On Wed, Mar 27, 2024 at 09:00:12PM +1000, Peter Hutterer wrote:
> On Mon, Mar 25, 2024 at 11:19:49AM +0100, tlaronde at kergis.com wrote:
> > On Mon, Mar 25, 2024 at 08:07:24PM +1000, Peter Hutterer wrote:
> > > On Mon, Mar 25, 2024 at 08:36:44AM +0100, tlaronde at kergis.com wrote:
> > > > In a previous mail, I proposed, when autotools and meson are both
> > > > provided to build a module, to not verify what they provide by simply
> > > > diffing the resulting installation directories, but to treat pkgconfig
> > > > generated *.pc files specially, by comparing them semantically and
> > > > not lexically (just ensure that they "say" the same thing, with
> > > > corresponding default configurations, even if they do not say it
> > > > the same way---autotools uses ${variable} for some default definitions,
> > > > which is not bad per se; but meson has not the same variables, and
> > > > the files can end up different).
> > > > 
> > > > In the .gitlab-ci.yml, adding an -x '*.pc' to diff would pass these
> > > > files; then comparing all the matching basename pc files would do the
> > > > trick with the script I proposed previously.
> > > > 
> > > > The problem is: is it possible to add such a script so that it is
> > > > available as an utility (like libtool and others) to the CI in the
> > > > docker; or do we have to inline the command as a multi-lines script
> > > > directly in the
> > > > .gitlab-ci.yml file?
> > > 
> > > Convention is that scripts that are only used in the CI usually go into
> > > .gitlab-ci/
> > 
> > But this does mean that I will have to copy the very same script in
> > every module?
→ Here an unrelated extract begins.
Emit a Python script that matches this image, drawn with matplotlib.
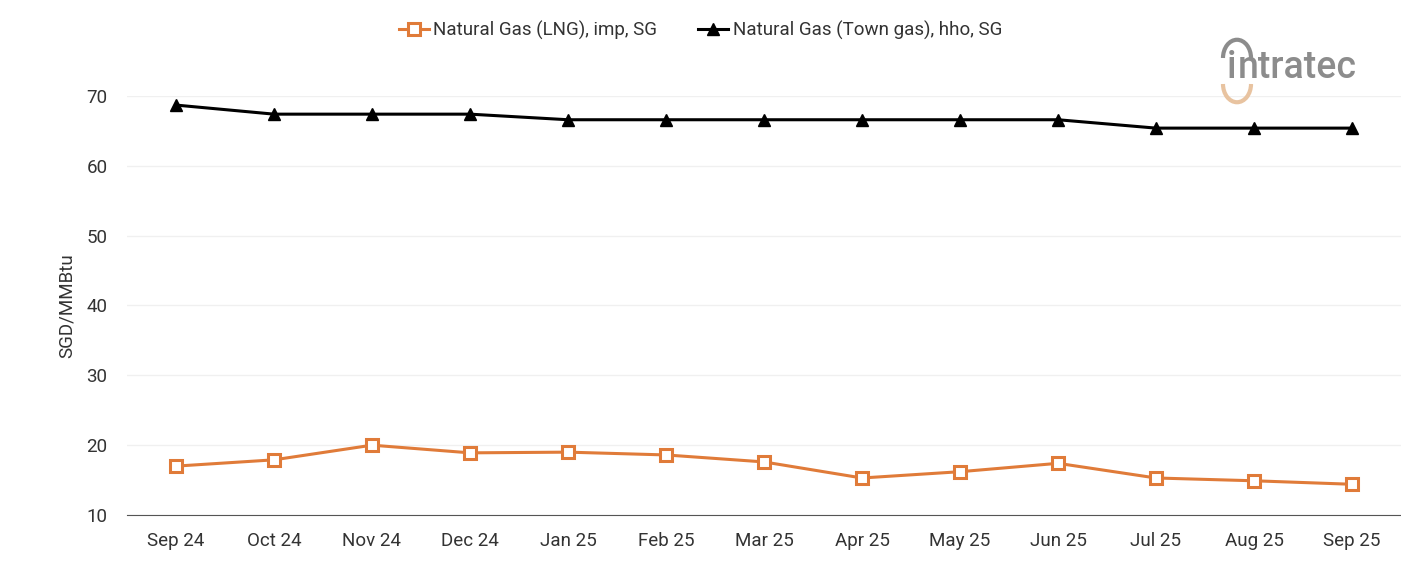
import matplotlib.pyplot as plt
from matplotlib.patches import Arc

plt.rcParams['font.family'] = ['Roboto', 'DejaVu Sans']

months = ["Sep 24", "Oct 24", "Nov 24", "Dec 24", "Jan 25", "Feb 25", "Mar 25",
          "Apr 25", "May 25", "Jun 25", "Jul 25", "Aug 25", "Sep 25"]
lng = [17.0, 17.9, 20.0, 18.9, 19.0, 18.6, 17.6, 15.3, 16.2, 17.4, 15.3, 14.9, 14.4]
town_gas = [68.7, 67.4, 67.4, 67.4, 66.6, 66.6, 66.6, 66.6, 66.6, 66.6, 65.4, 65.4, 65.4]

fig = plt.figure(figsize=(14.01, 5.61), dpi=100)
ax = fig.add_axes([127 / 1401, 1 - 515 / 561, 1 - 127 / 1401, (515 - 96) / 561])

x = range(len(months))
ax.plot(x, lng, color='#e07b39', lw=2.2, marker='s', markersize=8,
        markerfacecolor='white', markeredgecolor='#e07b39', markeredgewidth=2.2,
        label='Natural Gas (LNG), imp, SG', clip_on=False)
ax.plot(x, town_gas, color='black', lw=2.2, marker='^', markersize=9,
        label='Natural Gas (Town gas), hho, SG', clip_on=False)

ax.set_xlim(-0.5, len(months) - 0.5)
ax.set_ylim(10, 70)
ax.set_yticks(range(10, 71, 10))
ax.set_xticks(list(x))
ax.set_xticklabels(months)
ax.grid(axis='y', color='#f0f0f0', lw=1)
ax.set_axisbelow(True)
for s in ['top', 'right', 'left']:
    ax.spines[s].set_visible(False)
ax.spines['bottom'].set_color('#555555')
ax.tick_params(axis='both', length=0, labelsize=13.5, colors='#333333')
ax.tick_params(axis='x', pad=12)
ax.tick_params(axis='y', pad=14)
ax.set_ylabel('SGD/MMBtu', fontsize=13.5, color='#333333', labelpad=8)

fig.legend(loc='center', bbox_to_anchor=(0.5, 1 - 30 / 561), ncol=2, frameon=False,
           fontsize=13.5, handlelength=1.6, columnspacing=2.2, handletextpad=0.25,
           labelcolor='#333333')

# logo
fig.text(1238 / 1401, 1 - 68 / 561, 'ntratec', fontsize=27, color='#8c8c8c',
         fontweight='medium', va='center', ha='left')
fig.text(1227 / 1401, 1 - 68 / 561, 'i', fontsize=27, color='#8c8c8c',
         fontweight='medium', va='center', ha='left')
fig.add_artist(Arc((1237 / 1401, 1 - 58 / 561), 0.02, 0.065, theta1=0, theta2=180,
                   color='#8c8c8c', lw=3, transform=fig.transFigure))
fig.add_artist(Arc((1237 / 1401, 1 - 84 / 561), 0.02, 0.065, theta1=180, theta2=360,
                   color='#e8c3a0', lw=3, transform=fig.transFigure))

fig.savefig('out.png', dpi=100, facecolor='white')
And that I will have to update all the modules whenever
> > I change the script?
> > 
> > Or, put in other words: is there a way to contribute such an
> > utility---under whatever license: it's not rocket-science---to gitlab
> > so that it is available for whatever module for CI?
> 
> util/modular I guess? or otherwise you put it in the logical primary
> repository (whichever this is depends on the context of the patch, e.g.
> libX11 for all X libraries, xserver for anything server specific etc)
> and then curl the script in the gitlab ci of the dependent modules.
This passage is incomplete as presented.